Exercise description >> Starting at the first line of the listing below, repeat each line exactly until the line containing "from matplotlib.ticker import MultipleLocator", which you include. Leave out pictures.

Supplied information >>
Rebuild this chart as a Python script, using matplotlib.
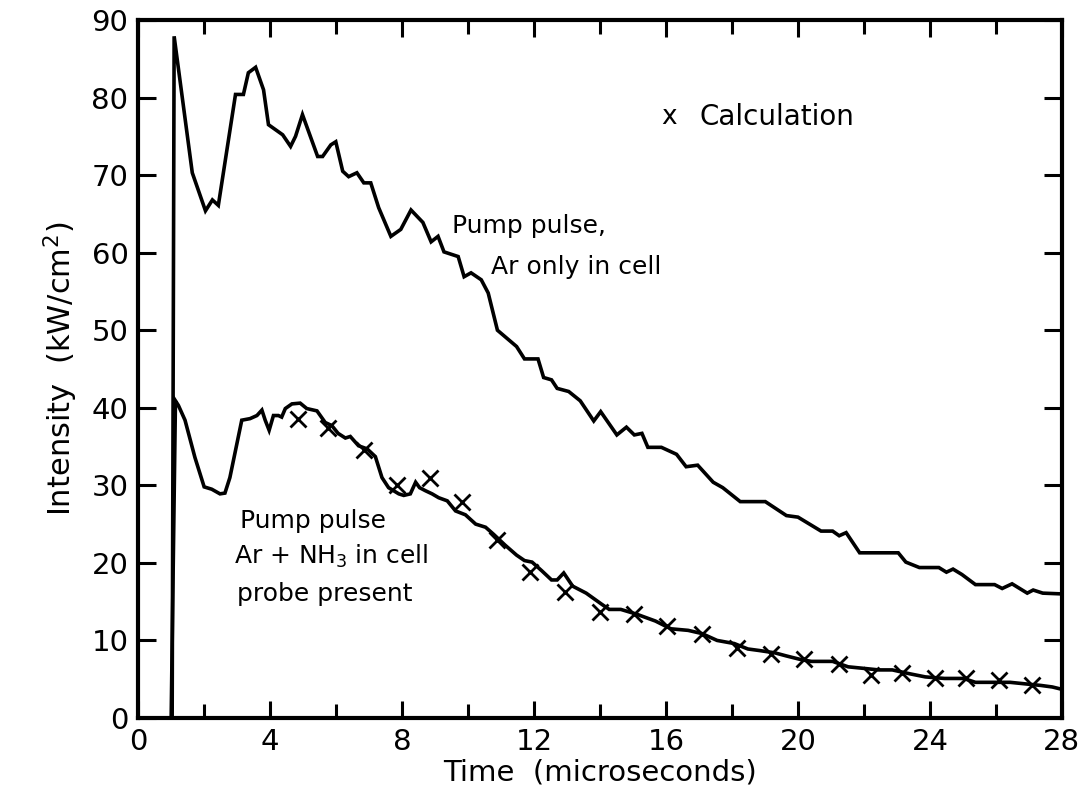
import matplotlib
matplotlib.use("Agg")
import matplotlib.pyplot as plt
from matplotlib.ticker import MultipleLocator

# Upper curve: Pump pulse, Ar only in cell
t_ar = [1.03, 1.09, 1.64, 2.04, 2.25, 2.43, 2.95, 3.19, 3.34, 3.56, 3.80, 3.95, 4.38, 4.62,
        4.77, 4.98, 5.44, 5.59, 5.84, 5.99, 6.20, 6.38, 6.63, 6.84, 7.05, 7.29, 7.66, 7.96,
        8.27, 8.63, 8.88, 9.09, 9.27, 9.70, 9.88, 10.09, 10.40, 10.61, 10.89, 11.47, 11.71,
        12.12, 12.29, 12.53, 12.70, 13.05, 13.40, 13.81, 14.02, 14.51, 14.80, 15.04, 15.27,
        15.45, 15.86, 16.32, 16.61, 16.96, 17.43, 17.72, 18.25, 19.01, 19.65, 20.00, 20.70,
        21.05, 21.25, 21.46, 21.87, 23.04, 23.27, 23.68, 24.27, 24.50, 24.70, 24.97, 25.38,
        25.96, 26.19, 26.49, 26.95, 27.13, 27.42, 28.0]
i_ar = [0.0, 87.9, 70.3, 65.4, 66.8, 66.1, 80.4, 80.4, 83.2, 83.9, 81.0, 76.5, 75.2, 73.7,
        75.0, 77.8, 72.4, 72.4, 73.9, 74.3, 70.5, 69.8, 70.3, 69.0, 69.0, 65.8, 62.1, 63.0,
        65.5, 63.9, 61.4, 62.1, 60.1, 59.5, 56.9, 57.4, 56.5, 54.8, 50.0, 47.9, 46.3,
        46.3, 43.9, 43.6, 42.5, 42.1, 40.9, 38.3, 39.5, 36.5, 37.5, 36.5, 36.7,
        34.9, 34.9, 34.0, 32.4, 32.6, 30.4, 29.7, 27.9, 27.9, 26.1, 25.9, 24.1,
        24.1, 23.5, 23.9, 21.3, 21.3, 20.1, 19.4, 19.4, 18.8, 19.2, 18.5, 17.2,
        17.2, 16.7, 17.3, 16.1, 16.5, 16.1, 16.0]

# Lower curve: Pump pulse, Ar + NH3 in cell, probe present
t_nh = [1.00, 1.13, 1.22, 1.42, 1.72, 2.00, 2.23, 2.48, 2.63, 2.78, 3.14, 3.39, 3.60, 3.75,
        3.85, 3.97, 4.10, 4.25, 4.35, 4.46, 4.66, 4.91, 5.11, 5.42, 5.67, 5.87, 6.06, 6.28,
        6.43, 6.68, 6.94, 7.19, 7.39, 7.59, 7.90, 8.05, 8.25, 8.41, 8.53, 8.71, 8.91, 9.11,
        9.37, 9.62, 9.92, 10.23, 10.53, 10.77, 11.12, 11.47, 11.71, 11.94, 12.23, 12.53,
        12.70, 12.90, 13.17, 13.58, 14.04, 14.28, 14.63, 15.10, 15.68, 16.15, 16.67, 17.08,
        17.55, 18.07, 18.48, 18.83, 19.30, 19.65, 20.12, 20.41, 21.05, 21.52, 21.99, 22.45,
        22.86, 23.39, 23.86, 24.44, 25.02, 25.38, 25.96, 26.43, 26.89, 27.36, 27.71, 28.0]
i_nh = [0.0, 40.9, 40.3, 38.4, 33.6, 29.8, 29.5, 28.9, 29.0, 31.0, 38.4, 38.6, 39.0, 39.7,
        38.4, 37.1, 39.0, 39.0, 38.8, 39.9, 40.5, 40.6, 39.9, 39.6, 38.1, 37.7, 36.7, 36.1,
        36.3, 35.1, 34.7, 33.7, 31.0, 29.7, 28.9, 28.7, 28.9, 30.4, 29.7, 29.3, 28.9, 28.4,
        28.0, 26.7, 26.2, 25.0, 24.6, 23.7, 22.3, 21.0, 20.3, 20.1, 19.0, 17.8,
        17.8, 18.7, 17.0, 16.1, 14.7, 14.0, 14.0, 13.4, 12.5, 11.5, 11.3, 10.9,
        10.0, 9.6, 8.9, 8.7, 8.4, 8.0, 7.5, 7.3, 7.3, 6.6, 6.4, 6.2,
        6.2, 5.7, 5.3, 5.1, 5.1, 4.6, 4.6, 4.6, 4.4, 4.2, 4.0, 3.7]

# Calculation points
t_calc = [4.83, 5.75, 6.84, 7.85, 8.86, 9.82, 10.87, 11.88, 12.93, 13.99, 15.04, 16.03,
          17.08, 18.15, 19.18, 20.18, 21.23, 22.2, 23.16, 24.15, 25.08, 26.08, 27.09]
i_calc = [38.6, 37.4, 34.6, 30.0, 31.0, 27.9, 23.0, 18.8, 16.3, 13.7, 13.4, 11.8,
          10.8, 9.0, 8.3, 7.6, 6.9, 5.5, 5.8, 5.1, 5.1, 4.9, 4.2]

x_ticks = [0, 4, 8, 12, 16, 20, 24, 28]
y_ticks = [0, 10, 20, 30, 40, 50, 60, 70, 80, 90]

plt.rcParams['font.family'] = ['DejaVu Sans']

fig = plt.figure(figsize=(10.88, 8.0), dpi=100)
ax = fig.add_axes([0.127, 0.1025, 0.849, 0.8725])

ax.plot(t_ar, i_ar, color='black', lw=2.6, solid_joinstyle='miter')
ax.plot(t_nh, i_nh, color='black', lw=2.6, solid_joinstyle='miter')
ax.plot(t_calc, i_calc, linestyle='none', marker='x', color='black', ms=11, mew=2.0)

ax.set_xlim(0, 28)
ax.set_ylim(0, 90)
ax.set_xticks(x_ticks)
ax.set_yticks(y_ticks)
ax.xaxis.set_minor_locator(MultipleLocator(2))
ax.tick_params(axis='both', which='both', direction='in', top=True, right=True,
               width=2.2, labelsize=21, pad=7)
ax.tick_params(axis='x', which='major', length=12)
ax.tick_params(axis='x', which='minor', length=10)
ax.tick_params(axis='y', which='major', length=13)
for s in ax.spines.values():
    s.set_linewidth(3)

ax.set_xlabel('Time  (microseconds)', fontsize=21, labelpad=2)
ax.set_ylabel('Intensity  (kW/cm$^2$)', fontsize=22, labelpad=8)

ax.text(15.85, 77.5, 'x', fontsize=19, ha='left', va='center')
ax.text(17.0, 77.5, 'Calculation', fontsize=20, ha='left', va='center')
ax.text(9.5, 63.5, 'Pump pulse,', fontsize=18, ha='left', va='center')
ax.text(10.7, 58.2, 'Ar only in cell', fontsize=18, ha='left', va='center')
ax.text(3.1, 25.4, 'Pump pulse', fontsize=18, ha='left', va='center')
ax.text(2.9, 20.8, 'Ar + NH$_3$ in cell', fontsize=18, ha='left', va='center')
ax.text(3.0, 16.0, 'probe present', fontsize=18, ha='left', va='center')

fig.savefig('out.png', dpi=100)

Final result >>
Rebuild this chart as a Python script, using matplotlib.
import matplotlib
matplotlib.use("Agg")
import matplotlib.pyplot as plt
from matplotlib.ticker import MultipleLocator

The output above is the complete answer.